Here's a timeline of how the story unfolded:
Nov 7: The heads of currency management sections in all banks received a confidential communication from the Reserve Bank of India, ordering them to be present at the headquarters.
Nov 8 (morning): They were handed over a double-decked currency chest the next morning, which contained the new currency denominations of Rs 2,000. The process was done in secrecy and it was ensured that those involved did not speak to anyone. They were further instructed to open the chest only after they received a nod from the RBI.
Nov 8 (evening): Bank officials received the green signal after the government went public with its idea to demonetize the Rs 500 and Rs 1,000 notes to curb the black money issue. To the surprise of the officials, there were new denominations of Rs 500 too, apart from the Rs 2,000 notes.
The managing director of a state-owned bank, under conditions of anonimity said, "We were called for a 7PM meeting (with RBI). For an hour, we chatted about this and that including S4A (Scheme for Sustainable Structuring of Stressed Assets), till at 8pm they switched on the TV and told us to listen to the PM's speech."
The official further added, "The news about the printing of Rs 2,000 currency notes leaked from the printing press in Hyderabad sometime back. But still no one was able to make the connection that India is going to go ahead with demonetisation."
While there are reports of the secret process going on for 6 months, officials in the financial sector are now connecting the dots. The hints that the RBI threw every now and then and the turn of events, all stood in sync with the process and the pre-requisite measures required for its successful execution.
RBI throws hints
Officials from the finance sector divulge that they could not figure out the reason behind RBI's warning about a sharp drop in the circulation of Rs 100 currency notes and counterfeits.

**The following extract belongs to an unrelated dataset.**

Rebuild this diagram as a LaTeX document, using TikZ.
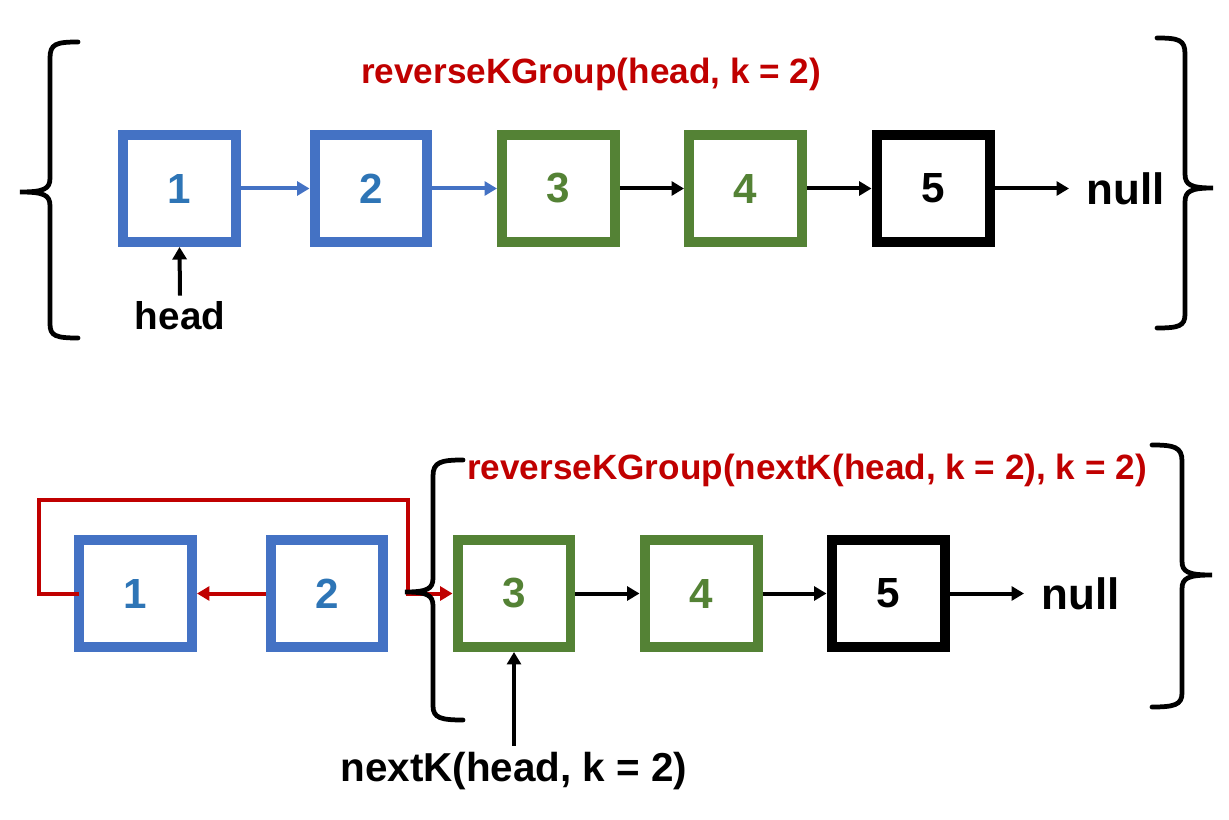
\documentclass[tikz,border=0pt]{standalone}
\usepackage{fontspec}
\setmainfont{Liberation Sans}
\usepackage{tikz}
\usetikzlibrary{arrows,arrows.meta}
\definecolor{boxblue}{HTML}{4472C4}
\definecolor{numblue}{HTML}{2E75B6}
\definecolor{boxgreen}{HTML}{548235}
\definecolor{darkred}{HTML}{C00000}

\begin{document}
\begin{tikzpicture}[x=0.02cm,y=-0.02cm,
	listnode/.style={draw,line width=0.2cm,minimum width=2.26cm,minimum height=2.14cm,inner sep=0pt,font=\fontsize{24}{28}\selectfont\bfseries},
	bluenode/.style={listnode,draw=boxblue,text=numblue},
	greennode/.style={listnode,draw=boxgreen,text=boxgreen},
	blacknode/.style={listnode,draw=black},
	link/.style={line width=0.08cm,-{Triangle[length=0.25cm,width=0.28cm]}},
	brace/.style={line width=0.095cm,line cap=round},
	textlabel/.style={font=\fontsize{22}{26}\selectfont\bfseries},
	nulllabel/.style={font=\fontsize{25}{29}\selectfont\bfseries,inner xsep=0.35cm,anchor=west},
	calltitle/.style={font=\fontsize{20}{24}\selectfont\bfseries,text=darkred}]
	\useasboundingbox (0,0) rectangle (1229,820);
	
	%top list
	\node[bluenode] (t1) at (179.5,188.5) {1};
	\node[bluenode] (t2) at (371,188.5) {2};
	\node[greennode] (t3) at (558.5,188.5) {3};
	\node[greennode] (t4) at (745.5,188.5) {4};
	\node[blacknode] (t5) at (933,188.5) {5};
	\node[nulllabel] (tnull) at (1069,188.5) {null};
	%
	\draw[link,boxblue] (t1.east) -- (t2.west);
	\draw[link,boxblue] (t2.east) -- (t3.west);
	\draw[link] (t3.east) -- (t4.west);
	\draw[link] (t4.east) -- (t5.west);
	\draw[link] (t5.east) -- (tnull.west);
	%
	\node[textlabel] (head) at (180,316) {head};
	\draw[link] (head.north) -- (t1.south);
	\node[calltitle] (ttitle) at (591,74) {reverseKGroup(head, k = 2)};
	
	%bottom list
	\node[bluenode] (b1) at (135.5,593.5) {1};
	\node[bluenode] (b2) at (327,593.5) {2};
	\node[greennode] (b3) at (514,593.5) {3};
	\node[greennode] (b4) at (701,593.5) {4};
	\node[blacknode] (b5) at (888,593.5) {5};
	\node[nulllabel] (bnull) at (1024,593.5) {null};
	%
	\coordinate (loopbend) at (408,500);
	\draw[link,darkred] (b2.west) -- (b1.east);
	\draw[link,darkred,shorten <=-0.1cm] (b1.west) -- ++(-35,0) |- (loopbend) |- (b3.west);
	\draw[link] (b3.east) -- (b4.west);
	\draw[link] (b4.east) -- (b5.west);
	\draw[link] (b5.east) -- (bnull.west);
	%
	\node[textlabel,font=\fontsize{23}{27}\selectfont\bfseries] (nextk) at (514,771) {nextK(head, k = 2)};
	\draw[link] (nextk.north) -- (b3.south);
	\node[calltitle] (btitle) at (807,470) {reverseKGroup(nextK(head, k = 2), k = 2)};
	
	%braces
	\draw[brace] (78,42) .. controls (56,42) and (50,44) .. (50,58) -- (50,178) .. controls (50,189) and (44,192) .. (20,192) .. controls (44,192) and (50,195) .. (50,206) -- (50,324) .. controls (50,336) and (56,338) .. (78,338);
	\draw[brace] (1157,38) .. controls (1179,38) and (1185,40) .. (1185,54) -- (1185,174) .. controls (1185,185) and (1191,188) .. (1213,188) .. controls (1191,188) and (1185,191) .. (1185,202) -- (1185,314) .. controls (1185,326) and (1179,328) .. (1157,328);
	\draw[brace] (463,460) .. controls (441,460) and (433,462) .. (433,476) -- (433,578) .. controls (433,589) and (427,592) .. (405,592) .. controls (427,592) and (433,595) .. (433,606) -- (433,706) .. controls (433,718) and (441,720) .. (463,720);
	\draw[brace] (1152,445) .. controls (1174,445) and (1182,447) .. (1182,461) -- (1182,561) .. controls (1182,572) and (1188,575) .. (1212,575) .. controls (1188,575) and (1182,578) .. (1182,589) -- (1182,693) .. controls (1182,705) and (1174,707) .. (1152,707);
\end{tikzpicture}
\end{document}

However, things took a dramatic turn when the agency directed banks to dispense more Rs 100 notes through ATMs within the next fortnight, claiming it was following up on an earlier request in May. That was November 2.
Earlier on October 27, the central bank issued a warning about fake currencies on its website. It directed all banks to put core areas under CCTV surveillance and ensure that cash receipts in the denominations of Rs 100 and above are not put into re-circulation without the notes being machine processed for authenticity.
Inside reports suggest that close to 3.5 billion pieces of Rs 2,000 currency notes were ordered for print, which is half of the 6.3 billion pieces of the Rs1,000 denomination that were in circulation three months ago.
[Read: What is Currency Demonetization?]
While that compensated (with certain drawbacks) for the Rs 1,000 denominations being pulled out of the markets, the government hit a setback as far as Rs 500 notes were concerned. Only a few million have been printed as compared to the 15.7 billion notes in circulation earlier.
For a move that is yet to show results when it comes to India's correctional gains, demonetisation is indeed a novel beginning.